I think you should make your question more precise. If $X$ is quasi-projective, and $f:\widetilde X\to X$ is a *projective* birational morphism, then $f$ is a blow-up of an appropriate *ideal sheaf*. I am guessing this is not what you're after. (If you allow blow ups of fractional ideals, then you can drop even the quasi-projective assumption. Not assuming that $f$ is projective would make the question less interesting).
Also the way you phrased your question, I think there is a simple example: take any blow ups and then choose a subscheme of $X$ with the same support, but different scheme structure than the subscheme that was blown up.
Anyway, I will assume that you want an example that's not a blow up *centered at a smooth subvariety*.
I think it is possible to give examples satisfying property #2 relatively easily.
Let's look for $f$ as the blow up of an *ideal sheaf* $\mathscr I$. So $\widetilde X=\mathrm{Proj}_X(\oplus_d \mathscr I^d)$. Then the pre-image of the subvariety $Y\subset X$ defined by the ideal $\mathscr I$ is given by $\widetilde Y=\mathrm{Proj}_Y(\oplus_d \mathscr{I^d/I^{d+1}})$. Now if $X$ is Cohen-Macaulay and $Y$ is a complete intersection in $X$, (i.e., $\mathscr I$ is generated by a regular sequence), then $\mathscr{I/I^2}$ is locally free and
$\mathscr{I^d/I^{d+1}}\simeq \mathrm{Sym}^d(\mathscr{I/I^2})$ and hence $\widetilde Y\simeq \mathbb P(\mathscr{I/I^2})$.
Property #3 is kind of a red herring. The $(-1)$-twist is almost automatic, it comes from the construction of the blow up of $\mathscr I$.
My example is not likely to satisfy property #1, that is $\widetilde X$ is probably always singular if $Y$ is.
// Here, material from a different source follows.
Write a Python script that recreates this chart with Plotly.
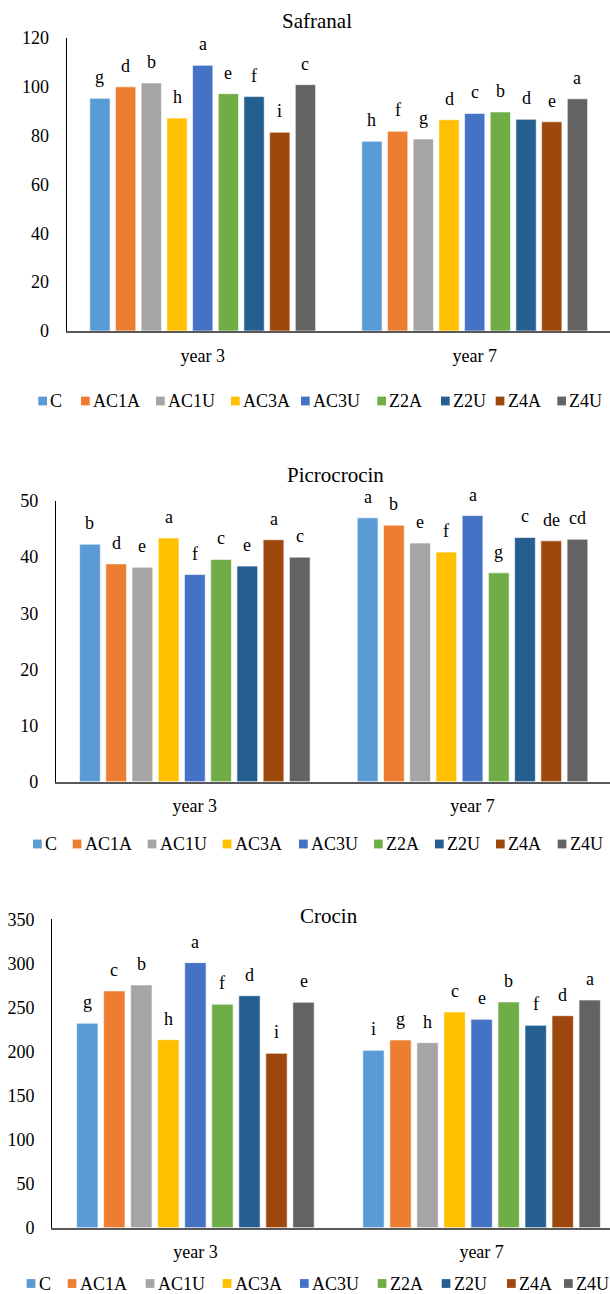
import plotly.graph_objects as go

W, H = 610, 1294

# ---------------- data ----------------
years = ["year 3", "year 7"]
treatments = ["C", "AC1A", "AC1U", "AC3A", "AC3U", "Z2A", "Z2U", "Z4A", "Z4U"]

safranal_y3 = [95.3, 100.0, 101.6, 87.2, 108.8, 97.2, 96.0, 81.4, 100.9]
safranal_y7 = [77.7, 81.8, 78.6, 86.5, 89.1, 89.7, 86.7, 85.7, 95.1]
safranal_let_y3 = ["g", "d", "b", "h", "a", "e", "f", "i", "c"]
safranal_let_y7 = ["h", "f", "g", "d", "c", "b", "d", "e", "a"]
safranal_ticks = [0, 20, 40, 60, 80, 100, 120]

picrocrocin_y3 = [42.3, 38.8, 38.2, 43.4, 36.9, 39.6, 38.4, 43.1, 40.0]
picrocrocin_y7 = [47.0, 45.7, 42.5, 40.9, 47.4, 37.2, 43.5, 42.9, 43.2]
picrocrocin_let_y3 = ["b", "d", "e", "a", "f", "c", "e", "a", "c"]
picrocrocin_let_y7 = ["a", "b", "e", "f", "a", "g", "c", "de", "cd"]
picrocrocin_ticks = [0, 10, 20, 30, 40, 50]

crocin_y3 = [232.0, 268.7, 275.5, 213.4, 300.8, 253.6, 263.3, 197.9, 255.8]
crocin_y7 = [201.3, 213.0, 210.0, 244.8, 236.5, 256.2, 229.7, 240.6, 258.4]
crocin_let_y3 = ["g", "c", "b", "h", "a", "f", "d", "i", "e"]
crocin_let_y7 = ["i", "g", "h", "c", "e", "b", "f", "d", "a"]
crocin_ticks = [0, 50, 100, 150, 200, 250, 300, 350]

# ---------------- style ----------------
colors = ["#5B9BD5", "#ED7D31", "#A5A5A5", "#FFC000", "#4472C4",
          "#70AD47", "#255E91", "#9E480E", "#636363"]
FONT = "Liberation Serif, Times New Roman, serif"
BARGAP = 0.15
GROUPGAP = 0.21

panels = [
    dict(title="Safranal", y3=safranal_y3, y7=safranal_y7,
         l3=safranal_let_y3, l7=safranal_let_y7, ticks=safranal_ticks,
         x_left=66.7, y_top=38, y_bot=331, xmax=1.4975,
         title_x=317, title_y=21.5, leg_y=401,
         leg_x=[38.3, 81, 156, 231, 301, 377.3, 441, 495.7, 557.3]),
    dict(title="Picrocrocin", y3=picrocrocin_y3, y7=picrocrocin_y7,
         l3=picrocrocin_let_y3, l7=picrocrocin_let_y7, ticks=picrocrocin_ticks,
         x_left=56, y_top=501, y_bot=781.7, xmax=1.495,
         title_x=335, title_y=474.5, leg_y=844,
         leg_x=[33, 72.7, 147.7, 222.7, 299, 374, 435, 496, 557.7]),
    dict(title="Crocin", y3=crocin_y3, y7=crocin_y7,
         l3=crocin_let_y3, l7=crocin_let_y7, ticks=crocin_ticks,
         x_left=52.3, y_top=919.3, y_bot=1227.7, xmax=1.4486,
         title_x=328.5, title_y=915.5, leg_y=1283.5,
         leg_x=[26.7, 67.7, 145.7, 222.7, 300, 377.7, 441.7, 507, 564]),
]

fig = go.Figure()
annotations = []
shapes = []
layout_axes = {}

n = len(treatments)
slot = (1 - BARGAP) / n

for k, p in enumerate(panels):
    sfx = "" if k == 0 else str(k + 1)
    xa, ya = "x" + sfx, "y" + sfx
    for i, name in enumerate(treatments):
        fig.add_trace(go.Bar(
            x=years, y=[p["y3"][i], p["y7"][i]], name=name,
            marker=dict(color=colors[i], line=dict(color="rgba(255,255,255,0.75)", width=0.8)),
            xaxis=xa, yaxis=ya, showlegend=False, hoverinfo="skip"))
        for ci, (val, let) in enumerate([(p["y3"][i], p["l3"][i]), (p["y7"][i], p["l7"][i])]):
            annotations.append(dict(
                x=ci + (i - (n - 1) / 2) * slot, y=val, xref=xa, yref=ya,
                text=let, showarrow=False, xanchor="center", yanchor="bottom",
                yshift=9, font=dict(family=FONT, size=18, color="black")))
    ymax = p["ticks"][-1]
    layout_axes["xaxis" + sfx] = dict(
        domain=[p["x_left"] / W, 1.0], range=[-0.5, p["xmax"]], type="category",
        anchor=ya, showline=True, linecolor="#595959", linewidth=2,
        ticks="", showgrid=False, zeroline=False, ticklabelstandoff=7,
        automargin=False,
        tickfont=dict(family=FONT, size=18, color="black"), fixedrange=True)
    layout_axes["yaxis" + sfx] = dict(
        domain=[1 - p["y_bot"] / H, 1 - p["y_top"] / H], range=[0, ymax],
        anchor=xa, tickvals=p["ticks"], showline=True, linecolor="black",
        linewidth=1.3, ticks="", showgrid=False, zeroline=False,
        automargin=False,
        ticklabelstandoff=13, tickfont=dict(family=FONT, size=18, color="black"),
        fixedrange=True)
    # title
    annotations.append(dict(
        x=p["title_x"] / W, y=1 - p["title_y"] / H, xref="paper", yref="paper",
        text=p["title"], showarrow=False, xanchor="center", yanchor="middle",
        font=dict(family=FONT, size=21, color="black")))
    # legend (drawn as squares + text)
    for i, name in enumerate(treatments):
        lx = p["leg_x"][i]
        cy = p["leg_y"]
        shapes.append(dict(
            type="rect", xref="paper", yref="paper",
            x0=lx / W, x1=(lx + 8.7) / W, y0=1 - (cy + 4.4) / H, y1=1 - (cy - 4.4) / H,
            fillcolor=colors[i], line=dict(width=0)))
        annotations.append(dict(
            x=(lx + 12.0) / W, y=1 - cy / H, xref="paper", yref="paper",
            text=name, showarrow=False, xanchor="left", yanchor="middle",
            borderpad=0, xshift=-1, font=dict(family=FONT, size=18, color="black")))

fig.update_layout(
    width=W, height=H, margin=dict(l=0, r=0, t=0, b=0, pad=0, autoexpand=False),
    paper_bgcolor="white", plot_bgcolor="white",
    barmode="group", bargap=BARGAP, bargroupgap=GROUPGAP,
    annotations=annotations, shapes=shapes, showlegend=False,
    **layout_axes)

fig.write_html("out.html", config={"displayModeBar": False},
               post_script="document.body.style.margin='0';document.body.style.overflow='hidden';")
Finally, here is a simple concrete example:
Let $X$ be a plane (or any smooth surface) and $\mathscr I=(x^2,y^2)$ where $x,y$ are local coordinates at a point. The blow up will be the surface with a pinch point (locally around the interesting singularity defined by $x^2z=y^2$) with the singular line contracted to a point. I think it is relatively easy to check that this satisfies properties #2 and #3.
---------------
As far as finding an example that satisfies all 3 properties, I would not hold my hopes very high. If $\dim X=2$, then these properties just mean that we have a $(-1)$-curve and we know that that is always the blow up of a smooth point. In higher dimensions I would start by taking general hyperplane cuts to reduce to the case when the image is a point. Then Property #2 says that the preimage is a $\mathbb P^n$ with normal bundle $\mathscr O_{\mathbb P^n}(-1)$ so there is a good chance that one can prove that it is indeed a blow up. Then one would get (probably) that the original map is a blow up at general points and then possibly one can prove that then it has to be a blow up everywhere, but I am not entirely sure about that.